Based on a customer relationship management deployment agreed 10 years ago, the presiding judge in the case has issued EDS’s new owner HP with a total of £270m in penalties in a case that HP is seeking to appeal.
"It’s a bit like yesterday’s chip paper at EDS," said Craig Wilson, managing director and vice president of HP Enterprise Services in an exclusive interview with CIO UK.
"The whole IT industry was in the middle of Year 2000 [date-change work]. It was go-go, it was crackers... the end of the dot-com period.

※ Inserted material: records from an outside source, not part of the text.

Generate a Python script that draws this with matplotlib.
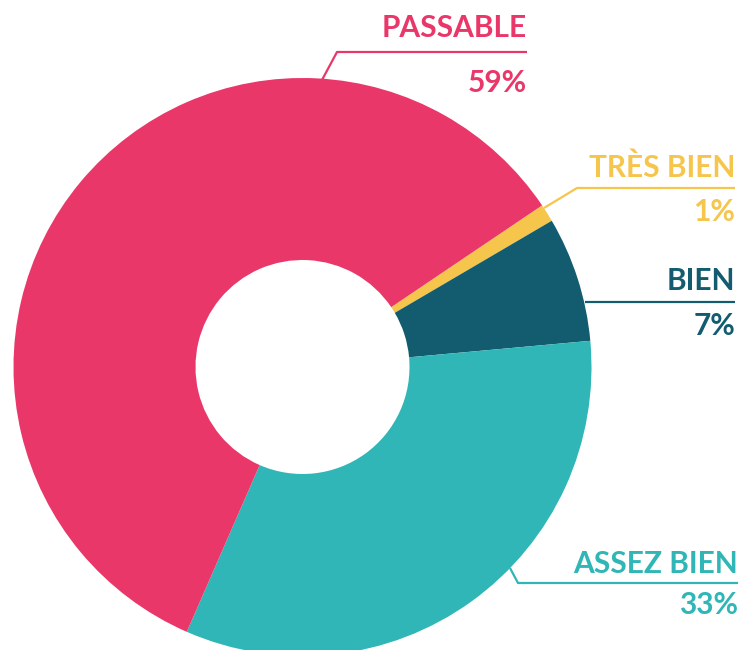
import matplotlib
matplotlib.use("Agg")
import matplotlib.pyplot as plt

# ---- data ----
categories = ["TRÈS BIEN", "BIEN", "ASSEZ BIEN", "PASSABLE"]
values = [1, 7, 33, 59]
pct_labels = ["1%", "7%", "33%", "59%"]
colors = ["#F6C54B", "#135C6F", "#30B6B6", "#E9376A"]

W, H = 756, 650
fig = plt.figure(figsize=(W / 100, H / 100), dpi=100)
ax = fig.add_axes([0, 0, 1, 1])

cx, cy = 302.5, H - 367
R, r_in = 289, 107
ax.pie(values, colors=colors, startangle=34.0, counterclock=False,
       radius=R, center=(cx, cy), frame=True,
       wedgeprops=dict(width=R - r_in, linewidth=0))
ax.set_xlim(0, W)
ax.set_ylim(0, H)
ax.set_aspect("equal")
ax.axis("off")

# label layout (pixel coords from top): leader path, right edge, line y,
# baseline of name, baseline of percentage
layout = {
    "PASSABLE":   dict(path=[(322, 80), (337, 52), (527, 52)], right=527, nb=37, pb=92),
    "TRÈS BIEN":  dict(path=[(544, 208), (577, 188), (735, 188)], right=735, nb=177, pb=221),
    "BIEN":       dict(path=[(585, 302), (735, 302)], right=735, nb=290, pb=335),
    "ASSEZ BIEN": dict(path=[(510, 568), (518, 583), (738, 583)], right=738, nb=573, pb=614),
}

for cat, pct, col in zip(categories, pct_labels, colors):
    L = layout[cat]
    xs = [p[0] for p in L["path"]]
    ys = [H - p[1] for p in L["path"]]
    ax.plot(xs, ys, color=col, lw=1.6, solid_capstyle="butt")
    ax.text(L["right"], H - L["nb"], cat, color=col, ha="right",
            va="baseline", fontsize=21.5, fontweight="bold", family="Lato")
    ax.text(L["right"], H - L["pb"], pct, color=col, ha="right",
            va="baseline", fontsize=21.5, fontweight="bold", family="Lato")

fig.savefig("out.png", dpi=100)
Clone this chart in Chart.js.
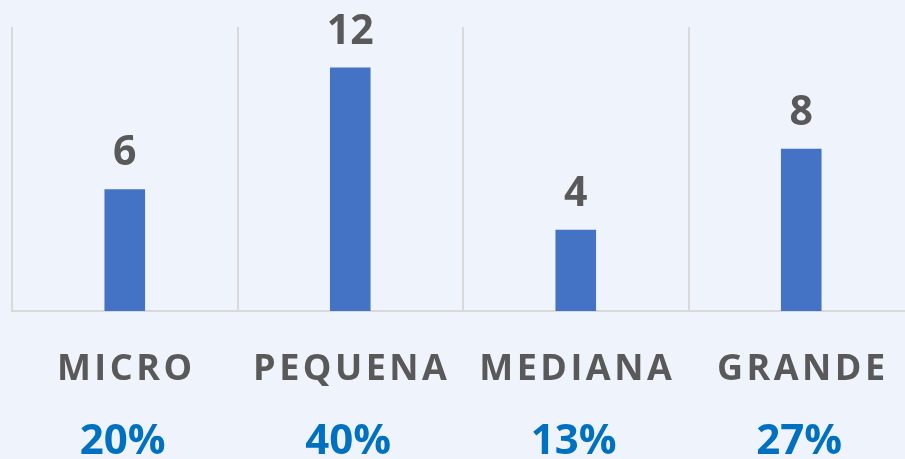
<!DOCTYPE html>
<html>
<head>
<meta charset="utf-8">
<script src="https://cdn.jsdelivr.net/npm/chart.js@4"></script>
<style>
  html, body { margin: 0; padding: 0; background: #eff3fc; overflow: hidden; }
  #wrap { width: 914px; height: 459px; position: relative; }
</style>
</head>
<body>
<div id="wrap"><canvas id="empresas-chart"></canvas></div>
<script>
const categories = ['MICRO', 'PEQUENA', 'MEDIANA', 'GRANDE'];
const counts = [6, 12, 4, 8];
const percentLabels = ['20%', '40%', '13%', '27%'];

const FONT = "'Open Sans', sans-serif";

// value labels above each bar
const valueLabels = {
    id: 'valueLabels',
    afterDatasetsDraw(chart) {
        const ctx = chart.ctx;
        const meta = chart.getDatasetMeta(0);
        ctx.save();
        ctx.font = 'bold 41px ' + FONT;
        ctx.fillStyle = '#595959';
        ctx.textAlign = 'center';
        ctx.textBaseline = 'alphabetic';
        meta.data.forEach((bar, i) => {
            ctx.fillText(String(counts[i]), bar.x, bar.y - 24);
        });
        ctx.restore();
    }
};

// category names and percentages under the axis
const bottomLabels = {
    id: 'bottomLabels',
    afterDraw(chart) {
        const ctx = chart.ctx;
        const x = chart.scales.x;
        ctx.save();
        ctx.textAlign = 'center';
        ctx.textBaseline = 'alphabetic';
        categories.forEach((name, i) => {
            const cx = x.getPixelForValue(i);
            ctx.font = 'bold 36px ' + FONT;
            ctx.fillStyle = '#595959';
            ctx.letterSpacing = '3.5px';
            ctx.fillText(name, cx + 1.5, 380);
            ctx.letterSpacing = '0px';
            ctx.font = 'bold 42px ' + FONT;
            ctx.fillStyle = '#0070c0';
            ctx.fillText(percentLabels[i], cx - 2, 454);
        });
        ctx.restore();
    }
};

new Chart(document.getElementById('empresas-chart'), {
    type: 'bar',
    data: {
        labels: categories,
        datasets: [{
            data: counts,
            backgroundColor: '#4472c4',
            barPercentage: 0.18,
            categoryPercentage: 1
        }]
    },
    options: {
        responsive: true,
        maintainAspectRatio: false,
        animation: false,
        layout: { padding: { left: 12, top: 27, right: 0, bottom: 148 } },
        scales: {
            x: {
                offset: true,
                grid: { offset: true, color: '#d9d9d9', lineWidth: 2, drawTicks: false },
                border: { color: '#d9d9d9', width: 2 },
                ticks: { display: false }
            },
            y: {
                display: false,
                min: 0,
                max: 14
            }
        },
        plugins: {
            legend: { display: false },
            title: { display: false },
            tooltip: { enabled: false }
        }
    },
    plugins: [valueLabels, bottomLabels]
});
</script>
</body>
</html>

The people involved [in the BSkyB case] were exited even before EDS was a glint in HP’s eye."
Although law firms are depicting the verdict as a landmark and have predicted more caution in negotiating and signing off outsourcing arrangements, Wilson was dubious.
"We have far more controls in place," he said. "There is very close scrutiny of anything that is going to the client.
"The IT industry of 2000 is not the IT industry of 2010. It has been transformed by all comparison. Clients are much more sophisticated at ordering in standard ways. That wasn’t the case in 2000 [and] the maturity is irreversible."